**What needs to be done**.
From the first line of the listing below, retype each line up to and including the one with "import plotly.graph_objects as go"; pictures stay out.

┌─ Data provided

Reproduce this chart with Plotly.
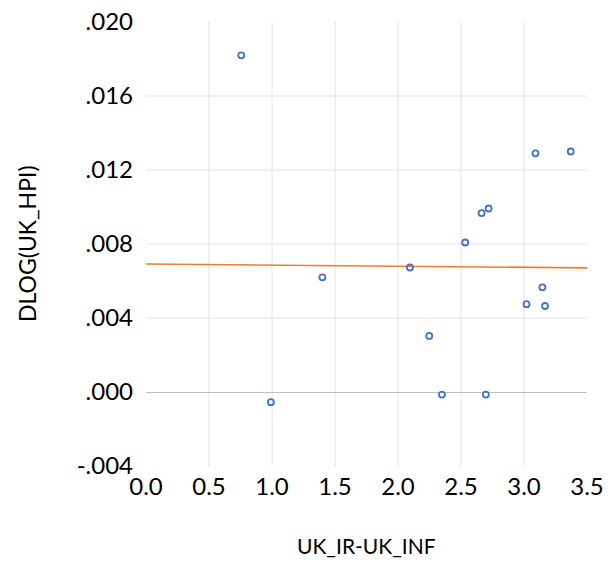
import plotly.graph_objects as go

# Data
uk_ir_minus_inf = [0.756, 3.091, 3.371, 2.663, 2.719, 2.533, 2.095, 1.400,
                   3.146, 3.020, 3.167, 2.248, 2.349, 2.697, 0.991]
dlog_uk_hpi = [0.0182, 0.0129, 0.0130, 0.00967, 0.00992, 0.00808, 0.00673, 0.00620,
               0.00566, 0.00475, 0.00465, 0.00303, -0.00014, -0.00014, -0.00055]

trend_x = [0.0, 3.5]
trend_y = [0.00692, 0.00671]

x_ticks = [0.0, 0.5, 1.0, 1.5, 2.0, 2.5, 3.0, 3.5]
x_tick_labels = ["0.0", "0.5", "1.0", "1.5", "2.0", "2.5", "3.0", "3.5"]
y_ticks = [0.020, 0.016, 0.012, 0.008, 0.004, 0.000, -0.004]
y_tick_labels = [".020", ".016", ".012", ".008", ".004", ".000", "-.004"]

GRID = "#E4E4E4"
FONT = "Lato"

fig = go.Figure()
fig.add_trace(go.Scatter(
    x=trend_x, y=trend_y, mode="lines",
    line=dict(color="#ED7D31", width=1.6),
    showlegend=False, hoverinfo="skip"))
fig.add_trace(go.Scatter(
    x=uk_ir_minus_inf, y=dlog_uk_hpi, mode="markers",
    marker=dict(symbol="circle-open", size=6, color="#4472C4",
                line=dict(color="#4472C4", width=1.8)),
    showlegend=False))

shapes = []
for xv in x_ticks[1:-1]:
    shapes.append(dict(type="line", xref="x", yref="paper", x0=xv, x1=xv, y0=0, y1=1,
                       line=dict(color=GRID, width=1), layer="below"))
for yv in y_ticks[1:-1]:
    if yv == 0:
        continue
    shapes.append(dict(type="line", xref="paper", yref="y", x0=0, x1=1, y0=yv, y1=yv,
                       line=dict(color=GRID, width=1), layer="below"))

fig.update_layout(
    width=610, height=566,
    margin=dict(l=146, r=23, t=22, b=100, pad=0, autoexpand=False),
    paper_bgcolor="white", plot_bgcolor="white",
    font=dict(family=FONT, color="#000000"),
    shapes=shapes,
    xaxis=dict(range=[0, 3.5], tickvals=x_ticks, ticktext=x_tick_labels,
               showgrid=False, zeroline=False, showline=False, ticks="",
               automargin=False, ticklabeloverflow="allow",
               tickfont=dict(size=24, family=FONT), ticklabelstandoff=4),
    yaxis=dict(range=[-0.004, 0.020], tickvals=y_ticks, ticktext=y_tick_labels,
               showgrid=False, zeroline=True, zerolinecolor="#BFBFBF", zerolinewidth=1.3,
               showline=False, ticks="", automargin=False, ticklabeloverflow="allow",
               tickfont=dict(size=24, family=FONT), ticklabelstandoff=12),
    annotations=[
        dict(text="UK_IR-UK_INF", xref="paper", yref="paper", x=0.5, y=0,
             xanchor="center", yanchor="middle", yshift=-79, showarrow=False,
             font=dict(size=21, family=FONT)),
        dict(text="DLOG(UK_HPI)", xref="paper", yref="paper", x=0, y=0.5,
             xanchor="center", yanchor="middle", xshift=-119, textangle=-90,
             showarrow=False, font=dict(size=23, family=FONT)),
    ],
)

fig.write_html("out.html",
               config={"displayModeBar": False},
               post_script="document.body.style.margin='0';document.body.style.padding='0';")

└─

**Solution**.
Reproduce this chart with Plotly.
import plotly.graph_objects as go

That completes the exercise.